Tall, elegant, and athletic, she made friends everywhere she went — from courthouses and her chiropractor’s office to walks with her dog. Passionate about the outdoors, she liked to paddleboard on Biscayne Bay as well as play tennis twice a week at the Grove Isle Tennis Club.

Sorority sister Elizabeth Butler Pruett says that “her smile transformed a room, and her beaming presence was a magnet to all.”

Ferguson's passionate humanitarianism led to her involvement in numerous charities, including the group Flying High for Haiti, which supports a community school on the poor island of Île-à-Vache. She also volunteered in Cuba with Alternatives to Violence, which works in prisons around the world teaching inmates how to manage conflict in creative and peaceful ways.

Ferguson found her soul mate five years ago when she was hired to represent Oriano Galloni, a talented Italian marble sculptor from Carrara. They were married in a small, intimate ceremony on a catamaran off Miami on a sunny afternoon in September 2013.

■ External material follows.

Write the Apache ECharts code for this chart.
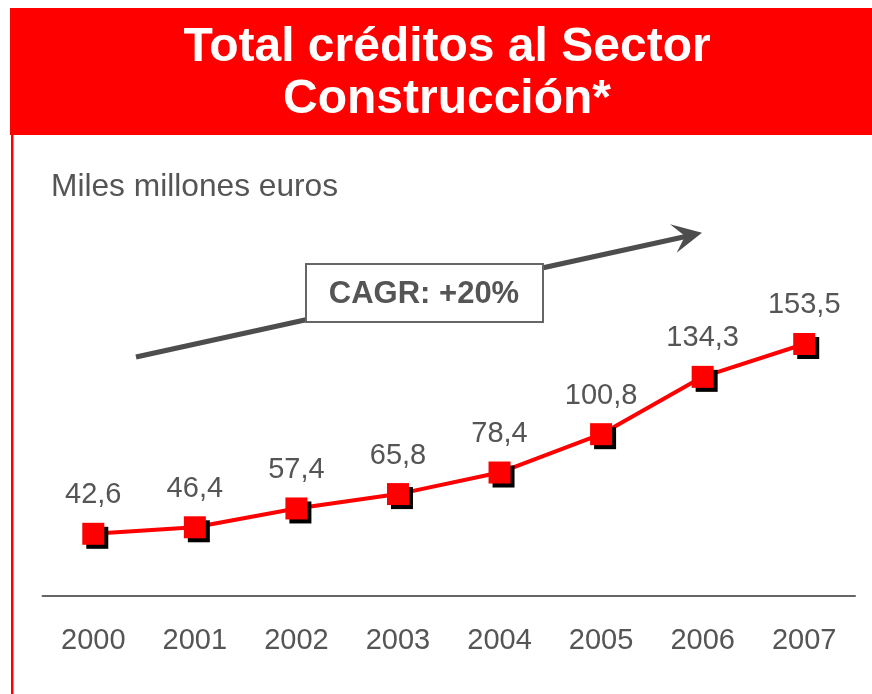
<!DOCTYPE html>
<html>
<head>
<meta charset="utf-8">
<script src="https://cdn.jsdelivr.net/npm/echarts@6/dist/echarts.min.js"></script>
<style>
  html, body { margin: 0; padding: 0; background: #fff; }
  #chart { width: 872px; height: 694px; }
</style>
</head>
<body>
<div id="chart"></div>
<script>
// años y saldo (miles de millones de euros)
var years = ['2000', '2001', '2002', '2003', '2004', '2005', '2006', '2007']
var credits = [42.6, 46.4, 57.4, 65.8, 78.4, 100.8, 134.3, 153.5]

var titleLines = ['Total créditos al Sector', 'Construcción*']
var unitText = 'Miles millones euros'
var cagrText = 'CAGR: +20%'

var grey = '#555'
var red = '#ff0000'

var myChart = echarts.init(document.getElementById('chart'))

var option = {
	animation: false,
	textStyle: { fontFamily: 'Liberation Sans, Arial, sans-serif' },
	grid: {
		left: 42.5,
		right: 17,
		top: 264.4,
		bottom: 87.3
	},
	xAxis: {
		type: 'category',
		data: years,
		offset: -10.7,
		axisLine: { lineStyle: { color: '#666', width: 2 } },
		axisTick: { show: false },
		axisLabel: {
			color: grey,
			fontSize: 29,
			margin: 30
		}
	},
	yAxis: {
		type: 'value',
		min: 0,
		max: 200,
		show: false,
		splitLine: { show: false }
	},
	graphic: [
		// banda roja del título
		{
			type: 'rect',
			shape: { x: 10, y: 8, width: 862, height: 127 },
			style: { fill: red },
			z: 0
		},
		{
			type: 'rect',
			shape: { x: 11, y: 135, width: 2.5, height: 559 },
			style: { fill: red },
			z: 0
		},
		{
			type: 'text',
			x: 447, y: 48,
			style: {
				text: titleLines[0],
				fill: '#fff',
				font: 'bold 48px Liberation Sans, Arial, sans-serif',
				textAlign: 'center',
				textVerticalAlign: 'middle'
			},
			z: 1
		},
		{
			type: 'text',
			x: 447, y: 100,
			style: {
				text: titleLines[1],
				fill: '#fff',
				font: 'bold 48px Liberation Sans, Arial, sans-serif',
				textAlign: 'center',
				textVerticalAlign: 'middle'
			},
			z: 1
		},
		{
			type: 'text',
			x: 51, y: 187,
			style: {
				text: unitText,
				fill: grey,
				font: '31.7px Liberation Sans, Arial, sans-serif',
				textAlign: 'left',
				textVerticalAlign: 'middle'
			}
		},
		// flecha de tendencia
		{
			type: 'polyline',
			shape: { points: [[136, 357], [688, 236]] },
			style: { stroke: '#4d4d4d', lineWidth: 5, fill: null },
			z: 1
		},
		{
			type: 'polygon',
			shape: { points: [[702, 232.7], [670, 224.3], [685, 236], [676.7, 252.7]] },
			style: { fill: '#4d4d4d' },
			z: 1
		},
		{
			type: 'rect',
			shape: { x: 306, y: 264, width: 237, height: 58 },
			style: { fill: '#fff', stroke: '#666', lineWidth: 2 },
			z: 2
		},
		{
			type: 'text',
			x: 424, y: 294,
			style: {
				text: cagrText,
				fill: grey,
				font: 'bold 31px Liberation Sans, Arial, sans-serif',
				textAlign: 'center',
				textVerticalAlign: 'middle'
			},
			z: 3
		}
	],
	series: [{
		type: 'line',
		data: credits,
		symbol: 'rect',
		symbolSize: 22,
		lineStyle: { color: red, width: 4 },
		itemStyle: {
			color: red,
			shadowColor: '#000',
			shadowBlur: 0,
			shadowOffsetX: 4,
			shadowOffsetY: 4
		},
		label: {
			show: true,
			position: 'top',
			distance: 13,
			color: grey,
			fontSize: 29,
			formatter: function (p) {
				return p.value.toFixed(1).replace('.', ',')
			}
		},
		z: 5
	}]
}

myChart.setOption(option)
</script>
</body>
</html>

The handful of close friends who attended were kept in the dark until the last minute, when a notary declared them husband and wife as they stood smiling at the back of the boat dressed casually in white.
The couple spent their summers together at Galloni’s studio in Carrara, where Ferguson somehow found time to work on her case file while also creating her own art pieces.

Navigating clients through the U.S. immigration legal maze often seemed to be a labor of love for Ferguson, clients recalled on Facebook after learning of her passing.

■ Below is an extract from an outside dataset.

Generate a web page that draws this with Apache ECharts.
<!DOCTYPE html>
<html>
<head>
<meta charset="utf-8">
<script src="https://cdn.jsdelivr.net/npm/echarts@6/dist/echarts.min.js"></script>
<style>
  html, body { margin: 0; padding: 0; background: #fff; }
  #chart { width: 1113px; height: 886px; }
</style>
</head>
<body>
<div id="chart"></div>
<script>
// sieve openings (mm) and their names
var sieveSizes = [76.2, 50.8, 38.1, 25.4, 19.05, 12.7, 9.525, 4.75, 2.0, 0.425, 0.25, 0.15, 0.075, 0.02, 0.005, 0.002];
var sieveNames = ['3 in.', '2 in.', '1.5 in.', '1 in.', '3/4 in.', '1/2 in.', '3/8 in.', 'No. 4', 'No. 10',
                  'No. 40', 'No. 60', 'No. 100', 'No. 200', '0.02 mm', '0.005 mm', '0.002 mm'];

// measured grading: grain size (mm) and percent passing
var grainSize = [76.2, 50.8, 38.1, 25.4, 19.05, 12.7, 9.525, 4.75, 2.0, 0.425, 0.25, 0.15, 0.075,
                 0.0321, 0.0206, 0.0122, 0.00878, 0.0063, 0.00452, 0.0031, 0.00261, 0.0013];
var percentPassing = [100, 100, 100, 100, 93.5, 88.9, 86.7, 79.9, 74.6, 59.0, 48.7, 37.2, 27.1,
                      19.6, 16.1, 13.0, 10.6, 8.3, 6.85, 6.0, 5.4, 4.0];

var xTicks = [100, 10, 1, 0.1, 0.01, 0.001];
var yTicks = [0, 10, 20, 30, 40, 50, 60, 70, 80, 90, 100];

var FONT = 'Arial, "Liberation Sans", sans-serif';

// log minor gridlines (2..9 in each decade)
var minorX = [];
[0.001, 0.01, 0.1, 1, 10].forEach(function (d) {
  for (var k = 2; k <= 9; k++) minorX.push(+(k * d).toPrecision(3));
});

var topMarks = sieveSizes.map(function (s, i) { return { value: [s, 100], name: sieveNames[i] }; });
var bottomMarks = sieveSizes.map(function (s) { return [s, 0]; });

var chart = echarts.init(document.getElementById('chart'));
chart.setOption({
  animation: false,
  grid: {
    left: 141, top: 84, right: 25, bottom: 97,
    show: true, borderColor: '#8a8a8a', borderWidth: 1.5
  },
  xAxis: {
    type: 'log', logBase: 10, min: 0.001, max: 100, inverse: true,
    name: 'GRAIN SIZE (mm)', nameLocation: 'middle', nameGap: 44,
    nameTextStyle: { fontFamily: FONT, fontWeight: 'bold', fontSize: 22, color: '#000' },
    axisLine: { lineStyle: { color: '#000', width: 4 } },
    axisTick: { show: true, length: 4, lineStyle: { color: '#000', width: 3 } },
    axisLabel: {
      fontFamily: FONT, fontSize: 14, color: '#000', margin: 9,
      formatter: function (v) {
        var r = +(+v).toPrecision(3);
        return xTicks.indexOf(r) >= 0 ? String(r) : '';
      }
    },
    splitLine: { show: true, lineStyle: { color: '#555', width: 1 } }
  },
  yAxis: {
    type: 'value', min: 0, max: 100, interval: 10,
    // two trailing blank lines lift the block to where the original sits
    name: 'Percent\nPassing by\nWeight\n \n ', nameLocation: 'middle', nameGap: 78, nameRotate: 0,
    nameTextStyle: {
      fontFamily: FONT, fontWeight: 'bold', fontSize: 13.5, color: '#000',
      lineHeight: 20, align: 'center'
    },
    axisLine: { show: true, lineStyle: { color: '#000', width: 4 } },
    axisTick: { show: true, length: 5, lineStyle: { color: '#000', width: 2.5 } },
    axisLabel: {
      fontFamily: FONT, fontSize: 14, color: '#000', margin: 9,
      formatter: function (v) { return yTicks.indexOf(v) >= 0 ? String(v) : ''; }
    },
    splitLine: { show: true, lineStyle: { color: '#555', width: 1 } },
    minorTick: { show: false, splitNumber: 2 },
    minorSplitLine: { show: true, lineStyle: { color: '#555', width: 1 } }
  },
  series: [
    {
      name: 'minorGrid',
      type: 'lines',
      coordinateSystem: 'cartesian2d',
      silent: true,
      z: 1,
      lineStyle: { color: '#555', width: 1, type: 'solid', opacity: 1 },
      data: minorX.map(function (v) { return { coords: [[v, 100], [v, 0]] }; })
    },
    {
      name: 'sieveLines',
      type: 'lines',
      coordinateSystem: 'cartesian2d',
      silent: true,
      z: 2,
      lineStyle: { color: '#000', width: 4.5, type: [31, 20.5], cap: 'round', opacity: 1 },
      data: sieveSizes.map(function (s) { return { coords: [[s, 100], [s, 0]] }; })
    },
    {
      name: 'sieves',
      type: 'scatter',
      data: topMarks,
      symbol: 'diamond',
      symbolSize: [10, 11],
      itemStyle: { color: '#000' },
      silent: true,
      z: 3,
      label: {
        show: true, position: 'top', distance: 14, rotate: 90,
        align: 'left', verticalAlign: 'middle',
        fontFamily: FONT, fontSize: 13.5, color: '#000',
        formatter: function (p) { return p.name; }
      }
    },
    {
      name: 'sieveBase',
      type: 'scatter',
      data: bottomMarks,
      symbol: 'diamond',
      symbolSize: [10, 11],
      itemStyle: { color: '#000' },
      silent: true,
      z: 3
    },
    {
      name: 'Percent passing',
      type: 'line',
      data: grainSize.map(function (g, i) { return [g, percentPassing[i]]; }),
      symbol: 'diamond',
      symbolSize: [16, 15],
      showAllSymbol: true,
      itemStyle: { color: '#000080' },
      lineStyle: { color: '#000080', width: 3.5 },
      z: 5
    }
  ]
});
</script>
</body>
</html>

“Julie was a highly skilled, determined, and compassionate immigration lawyer. She cared deeply about her clients and fought for them relentlessly,” says Roger Bernstein, a fellow immigration attorney. “She was a tenacious litigator and had the special ability to effortlessly take over the courtroom. She excelled in the area of asylum law, successfully advocating for those who had suffered persecution. While some shrunk away from complex litigation, Julie thrived and rose to the challenge.” 

Ferguson was a specialist in difficult cases that required waivers of inadmissibility, resulting in her authoring a handbook on the subject that synthesized her many years of experience with strategies, checklists, and practical tips on a variety of waiver applications. The handbook was widely used as a resource by thousands of immigration practitioners.

Most recently, she concentrated on counseling foreign investors who participated in the EB-5 investor visa program, resulting in the creation of hundreds of new jobs. She lectured frequently, was a mentor to many young lawyers, and was widely admired and respected by her colleagues.

Ferguson often worked pro bono, devoting as much energy to clients less fortunate as she did to those who were wealthy. She did not let the discretionary whims of immigration judges get her down. One of her clients — a young Honduran man named Kenny Rivera who fled to Miami in 2002 to escape a violent street gang — was facing deportation after his case was assigned to an elderly judge known to have little sympathy for undocumented Hispanics. Ferguson argued he deserved consideration for political asylum as he claimed to have been forcibly recruited by the gang, tattooed, and threatened with death if he failed to do their bidding. With the help of friends and contacts in Honduras, Ferguson was able to prove his story and win the case. 

A native of Michigan, Ferguson graduated from Greenville High School in 1985; DePauw University in Greencastle, Indiana; and the University of Geneva, Switzerland in 1989 with a BA in philosophy and economics. She went on to earn her law degree, as well as a master's in international affairs, from American University. She was admitted to the bar in Florida, New York, and Maryland.

Ferguson died after an accident while attending a conference of IIUSA (Invest in the USA), an advocacy event for the EB-5 investor visa program.

“She will be so very missed, and will be remembered for her kindness, intellect, and leadership,” IIUSA executive director Peter D. Joseph says.

Julie was born in Lake Forest, Illinois, March 15, 1967. She is survived by her Galloni and his parents, Asunta and Eramis Galloni, and brother Claudio. She is also survived by her parents, Roy and Marilyn Ferguson, and brother and sister-in-law Roy and Courtney, as well as their four children, Roy, Saylor, Nautica, and Piper. She was preceded in death by her grandparents Kathryn Genus Gates and Ellsworth Sanders.

In lieu of flowers, the family suggests a contribution to Flying High for Haiti via or Americans for Immigrant Justice at

A funeral will be held Saturday, May 14, at 10 a.m. at the First Congregational Church in Greenville, Michigan. A celebration of her life will also be held in Miami in early June.